◆ DO THIS
Output the material below in full, exactly as it is.

◆ GIVEN DATA
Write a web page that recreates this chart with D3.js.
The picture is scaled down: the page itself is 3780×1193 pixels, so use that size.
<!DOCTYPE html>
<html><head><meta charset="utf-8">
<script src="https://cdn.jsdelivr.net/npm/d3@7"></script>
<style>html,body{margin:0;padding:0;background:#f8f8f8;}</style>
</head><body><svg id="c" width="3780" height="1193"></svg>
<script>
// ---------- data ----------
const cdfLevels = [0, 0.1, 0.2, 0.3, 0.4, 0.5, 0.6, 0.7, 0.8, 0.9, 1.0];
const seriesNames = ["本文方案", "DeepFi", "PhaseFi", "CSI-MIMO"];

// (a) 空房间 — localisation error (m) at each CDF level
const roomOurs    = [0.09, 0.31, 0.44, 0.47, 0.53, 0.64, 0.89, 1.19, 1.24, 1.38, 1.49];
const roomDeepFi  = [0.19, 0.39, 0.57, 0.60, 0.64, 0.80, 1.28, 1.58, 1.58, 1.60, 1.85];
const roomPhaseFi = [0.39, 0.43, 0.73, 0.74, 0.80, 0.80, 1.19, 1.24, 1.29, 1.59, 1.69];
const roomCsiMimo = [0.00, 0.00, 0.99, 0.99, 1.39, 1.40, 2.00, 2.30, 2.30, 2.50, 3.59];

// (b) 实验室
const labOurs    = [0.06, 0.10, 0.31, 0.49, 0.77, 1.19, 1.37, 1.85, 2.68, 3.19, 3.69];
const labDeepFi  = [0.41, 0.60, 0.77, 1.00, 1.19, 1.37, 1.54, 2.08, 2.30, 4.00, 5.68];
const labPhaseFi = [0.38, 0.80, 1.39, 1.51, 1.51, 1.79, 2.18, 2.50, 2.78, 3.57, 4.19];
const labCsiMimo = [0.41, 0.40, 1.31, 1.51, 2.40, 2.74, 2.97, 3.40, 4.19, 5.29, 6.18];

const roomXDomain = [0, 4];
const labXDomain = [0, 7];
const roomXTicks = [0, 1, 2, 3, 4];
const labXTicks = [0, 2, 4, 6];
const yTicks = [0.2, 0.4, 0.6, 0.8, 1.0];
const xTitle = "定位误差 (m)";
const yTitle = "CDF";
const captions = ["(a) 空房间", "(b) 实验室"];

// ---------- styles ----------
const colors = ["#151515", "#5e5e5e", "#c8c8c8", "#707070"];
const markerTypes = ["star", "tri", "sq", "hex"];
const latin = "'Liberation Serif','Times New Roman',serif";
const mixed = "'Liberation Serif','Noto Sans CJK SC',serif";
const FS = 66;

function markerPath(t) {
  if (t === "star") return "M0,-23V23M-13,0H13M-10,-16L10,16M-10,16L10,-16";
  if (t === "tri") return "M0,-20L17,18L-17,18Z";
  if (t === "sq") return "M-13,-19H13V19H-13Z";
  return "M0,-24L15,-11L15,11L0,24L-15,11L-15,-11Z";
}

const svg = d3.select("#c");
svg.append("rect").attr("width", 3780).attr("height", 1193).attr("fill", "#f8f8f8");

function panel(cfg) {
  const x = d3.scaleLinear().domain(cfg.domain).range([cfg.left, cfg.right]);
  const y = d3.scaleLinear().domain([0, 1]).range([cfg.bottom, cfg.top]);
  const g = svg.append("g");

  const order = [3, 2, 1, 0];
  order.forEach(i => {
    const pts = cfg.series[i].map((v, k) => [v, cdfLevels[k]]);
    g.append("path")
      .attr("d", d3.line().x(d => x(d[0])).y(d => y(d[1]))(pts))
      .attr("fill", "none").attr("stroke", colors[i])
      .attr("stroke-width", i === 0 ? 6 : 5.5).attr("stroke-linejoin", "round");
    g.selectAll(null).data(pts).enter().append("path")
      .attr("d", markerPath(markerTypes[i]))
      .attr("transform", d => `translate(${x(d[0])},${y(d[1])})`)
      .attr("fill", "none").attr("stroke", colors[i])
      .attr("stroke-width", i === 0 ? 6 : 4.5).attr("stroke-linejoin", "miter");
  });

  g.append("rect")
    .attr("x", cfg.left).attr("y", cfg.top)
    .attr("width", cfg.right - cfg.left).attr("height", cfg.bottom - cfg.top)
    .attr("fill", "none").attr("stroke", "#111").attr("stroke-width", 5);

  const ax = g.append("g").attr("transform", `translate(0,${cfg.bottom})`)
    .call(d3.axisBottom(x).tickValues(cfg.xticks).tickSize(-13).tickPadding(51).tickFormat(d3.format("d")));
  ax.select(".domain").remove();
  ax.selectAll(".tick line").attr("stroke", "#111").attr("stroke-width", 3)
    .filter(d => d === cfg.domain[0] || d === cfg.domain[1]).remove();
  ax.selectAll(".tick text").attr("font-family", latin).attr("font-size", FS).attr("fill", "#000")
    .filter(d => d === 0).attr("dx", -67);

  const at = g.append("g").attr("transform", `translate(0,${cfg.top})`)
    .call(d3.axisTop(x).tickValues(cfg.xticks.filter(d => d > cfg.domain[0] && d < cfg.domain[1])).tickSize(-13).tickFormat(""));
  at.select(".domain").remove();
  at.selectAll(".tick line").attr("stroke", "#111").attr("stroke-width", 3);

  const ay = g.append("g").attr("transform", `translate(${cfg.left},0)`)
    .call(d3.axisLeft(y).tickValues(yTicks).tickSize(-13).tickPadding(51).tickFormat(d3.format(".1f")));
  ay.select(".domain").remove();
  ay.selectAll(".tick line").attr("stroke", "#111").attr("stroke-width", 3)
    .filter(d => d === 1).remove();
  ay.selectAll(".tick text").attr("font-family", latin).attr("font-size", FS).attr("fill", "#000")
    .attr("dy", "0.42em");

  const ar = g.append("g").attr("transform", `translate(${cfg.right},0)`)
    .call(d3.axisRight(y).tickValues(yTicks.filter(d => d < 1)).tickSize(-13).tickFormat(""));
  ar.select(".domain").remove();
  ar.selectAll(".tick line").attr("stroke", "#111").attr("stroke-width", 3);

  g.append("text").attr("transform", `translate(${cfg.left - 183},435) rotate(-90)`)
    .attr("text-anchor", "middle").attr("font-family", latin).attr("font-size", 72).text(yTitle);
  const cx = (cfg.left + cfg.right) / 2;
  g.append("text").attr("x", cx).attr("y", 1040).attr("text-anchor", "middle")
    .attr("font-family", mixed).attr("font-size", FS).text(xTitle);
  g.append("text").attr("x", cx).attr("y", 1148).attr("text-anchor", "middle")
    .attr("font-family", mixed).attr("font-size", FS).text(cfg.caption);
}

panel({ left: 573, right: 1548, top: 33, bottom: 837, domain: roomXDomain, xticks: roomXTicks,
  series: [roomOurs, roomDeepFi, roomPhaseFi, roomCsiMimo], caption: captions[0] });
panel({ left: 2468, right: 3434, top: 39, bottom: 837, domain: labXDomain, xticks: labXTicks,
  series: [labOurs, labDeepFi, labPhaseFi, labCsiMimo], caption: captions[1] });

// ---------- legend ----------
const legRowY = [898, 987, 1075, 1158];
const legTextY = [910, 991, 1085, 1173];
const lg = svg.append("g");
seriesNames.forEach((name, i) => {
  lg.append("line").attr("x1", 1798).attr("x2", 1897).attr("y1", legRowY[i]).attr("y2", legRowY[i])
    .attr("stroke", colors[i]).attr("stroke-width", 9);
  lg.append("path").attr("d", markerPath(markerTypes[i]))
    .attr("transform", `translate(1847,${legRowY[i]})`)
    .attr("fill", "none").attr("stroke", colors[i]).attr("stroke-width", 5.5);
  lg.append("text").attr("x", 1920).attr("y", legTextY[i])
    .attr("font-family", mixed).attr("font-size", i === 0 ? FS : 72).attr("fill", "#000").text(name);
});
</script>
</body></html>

◆ TASK ANSWER
Write a web page that recreates this chart with D3.js.
The picture is scaled down: the page itself is 3780×1193 pixels, so use that size.
<!DOCTYPE html>
<html><head><meta charset="utf-8">
<script src="https://cdn.jsdelivr.net/npm/d3@7"></script>
<style>html,body{margin:0;padding:0;background:#f8f8f8;}</style>
</head><body><svg id="c" width="3780" height="1193"></svg>
<script>
// ---------- data ----------
const cdfLevels = [0, 0.1, 0.2, 0.3, 0.4, 0.5, 0.6, 0.7, 0.8, 0.9, 1.0];
const seriesNames = ["本文方案", "DeepFi", "PhaseFi", "CSI-MIMO"];

// (a) 空房间 — localisation error (m) at each CDF level
const roomOurs    = [0.09, 0.31, 0.44, 0.47, 0.53, 0.64, 0.89, 1.19, 1.24, 1.38, 1.49];
const roomDeepFi  = [0.19, 0.39, 0.57, 0.60, 0.64, 0.80, 1.28, 1.58, 1.58, 1.60, 1.85];
const roomPhaseFi = [0.39, 0.43, 0.73, 0.74, 0.80, 0.80, 1.19, 1.24, 1.29, 1.59, 1.69];
const roomCsiMimo = [0.00, 0.00, 0.99, 0.99, 1.39, 1.40, 2.00, 2.30, 2.30, 2.50, 3.59];

// (b) 实验室
const labOurs    = [0.06, 0.10, 0.31, 0.49, 0.77, 1.19, 1.37, 1.85, 2.68, 3.19, 3.69];
const labDeepFi  = [0.41, 0.60, 0.77, 1.00, 1.19, 1.37, 1.54, 2.08, 2.30, 4.00, 5.68];
const labPhaseFi = [0.38, 0.80, 1.39, 1.51, 1.51, 1.79, 2.18, 2.50, 2.78, 3.57, 4.19];
const labCsiMimo = [0.41, 0.40, 1.31, 1.51, 2.40, 2.74, 2.97, 3.40, 4.19, 5.29, 6.18];

const roomXDomain = [0, 4];
const labXDomain = [0, 7];
const roomXTicks = [0, 1, 2, 3, 4];
const labXTicks = [0, 2, 4, 6];
const yTicks = [0.2, 0.4, 0.6, 0.8, 1.0];
const xTitle = "定位误差 (m)";
const yTitle = "CDF";
const captions = ["(a) 空房间", "(b) 实验室"];

// ---------- styles ----------
const colors = ["#151515", "#5e5e5e", "#c8c8c8", "#707070"];
const markerTypes = ["star", "tri", "sq", "hex"];
const latin = "'Liberation Serif','Times New Roman',serif";
const mixed = "'Liberation Serif','Noto Sans CJK SC',serif";
const FS = 66;

function markerPath(t) {
  if (t === "star") return "M0,-23V23M-13,0H13M-10,-16L10,16M-10,16L10,-16";
  if (t === "tri") return "M0,-20L17,18L-17,18Z";
  if (t === "sq") return "M-13,-19H13V19H-13Z";
  return "M0,-24L15,-11L15,11L0,24L-15,11L-15,-11Z";
}

const svg = d3.select("#c");
svg.append("rect").attr("width", 3780).attr("height", 1193).attr("fill", "#f8f8f8");

function panel(cfg) {
  const x = d3.scaleLinear().domain(cfg.domain).range([cfg.left, cfg.right]);
  const y = d3.scaleLinear().domain([0, 1]).range([cfg.bottom, cfg.top]);
  const g = svg.append("g");

  const order = [3, 2, 1, 0];
  order.forEach(i => {
    const pts = cfg.series[i].map((v, k) => [v, cdfLevels[k]]);
    g.append("path")
      .attr("d", d3.line().x(d => x(d[0])).y(d => y(d[1]))(pts))
      .attr("fill", "none").attr("stroke", colors[i])
      .attr("stroke-width", i === 0 ? 6 : 5.5).attr("stroke-linejoin", "round");
    g.selectAll(null).data(pts).enter().append("path")
      .attr("d", markerPath(markerTypes[i]))
      .attr("transform", d => `translate(${x(d[0])},${y(d[1])})`)
      .attr("fill", "none").attr("stroke", colors[i])
      .attr("stroke-width", i === 0 ? 6 : 4.5).attr("stroke-linejoin", "miter");
  });

  g.append("rect")
    .attr("x", cfg.left).attr("y", cfg.top)
    .attr("width", cfg.right - cfg.left).attr("height", cfg.bottom - cfg.top)
    .attr("fill", "none").attr("stroke", "#111").attr("stroke-width", 5);

  const ax = g.append("g").attr("transform", `translate(0,${cfg.bottom})`)
    .call(d3.axisBottom(x).tickValues(cfg.xticks).tickSize(-13).tickPadding(51).tickFormat(d3.format("d")));
  ax.select(".domain").remove();
  ax.selectAll(".tick line").attr("stroke", "#111").attr("stroke-width", 3)
    .filter(d => d === cfg.domain[0] || d === cfg.domain[1]).remove();
  ax.selectAll(".tick text").attr("font-family", latin).attr("font-size", FS).attr("fill", "#000")
    .filter(d => d === 0).attr("dx", -67);

  const at = g.append("g").attr("transform", `translate(0,${cfg.top})`)
    .call(d3.axisTop(x).tickValues(cfg.xticks.filter(d => d > cfg.domain[0] && d < cfg.domain[1])).tickSize(-13).tickFormat(""));
  at.select(".domain").remove();
  at.selectAll(".tick line").attr("stroke", "#111").attr("stroke-width", 3);

  const ay = g.append("g").attr("transform", `translate(${cfg.left},0)`)
    .call(d3.axisLeft(y).tickValues(yTicks).tickSize(-13).tickPadding(51).tickFormat(d3.format(".1f")));
  ay.select(".domain").remove();
  ay.selectAll(".tick line").attr("stroke", "#111").attr("stroke-width", 3)
    .filter(d => d === 1).remove();
  ay.selectAll(".tick text").attr("font-family", latin).attr("font-size", FS).attr("fill", "#000")
    .attr("dy", "0.42em");

  const ar = g.append("g").attr("transform", `translate(${cfg.right},0)`)
    .call(d3.axisRight(y).tickValues(yTicks.filter(d => d < 1)).tickSize(-13).tickFormat(""));
  ar.select(".domain").remove();
  ar.selectAll(".tick line").attr("stroke", "#111").attr("stroke-width", 3);

  g.append("text").attr("transform", `translate(${cfg.left - 183},435) rotate(-90)`)
    .attr("text-anchor", "middle").attr("font-family", latin).attr("font-size", 72).text(yTitle);
  const cx = (cfg.left + cfg.right) / 2;
  g.append("text").attr("x", cx).attr("y", 1040).attr("text-anchor", "middle")
    .attr("font-family", mixed).attr("font-size", FS).text(xTitle);
  g.append("text").attr("x", cx).attr("y", 1148).attr("text-anchor", "middle")
    .attr("font-family", mixed).attr("font-size", FS).text(cfg.caption);
}

panel({ left: 573, right: 1548, top: 33, bottom: 837, domain: roomXDomain, xticks: roomXTicks,
  series: [roomOurs, roomDeepFi, roomPhaseFi, roomCsiMimo], caption: captions[0] });
panel({ left: 2468, right: 3434, top: 39, bottom: 837, domain: labXDomain, xticks: labXTicks,
  series: [labOurs, labDeepFi, labPhaseFi, labCsiMimo], caption: captions[1] });

// ---------- legend ----------
const legRowY = [898, 987, 1075, 1158];
const legTextY = [910, 991, 1085, 1173];
const lg = svg.append("g");
seriesNames.forEach((name, i) => {
  lg.append("line").attr("x1", 1798).attr("x2", 1897).attr("y1", legRowY[i]).attr("y2", legRowY[i])
    .attr("stroke", colors[i]).attr("stroke-width", 9);
  lg.append("path").attr("d", markerPath(markerTypes[i]))
    .attr("transform", `translate(1847,${legRowY[i]})`)
    .attr("fill", "none").attr("stroke", colors[i]).attr("stroke-width", 5.5);
  lg.append("text").attr("x", 1920).attr("y", legTextY[i])
    .attr("font-family", mixed).attr("font-size", i === 0 ? FS : 72).attr("fill", "#000").text(name);
});
</script>
</body></html>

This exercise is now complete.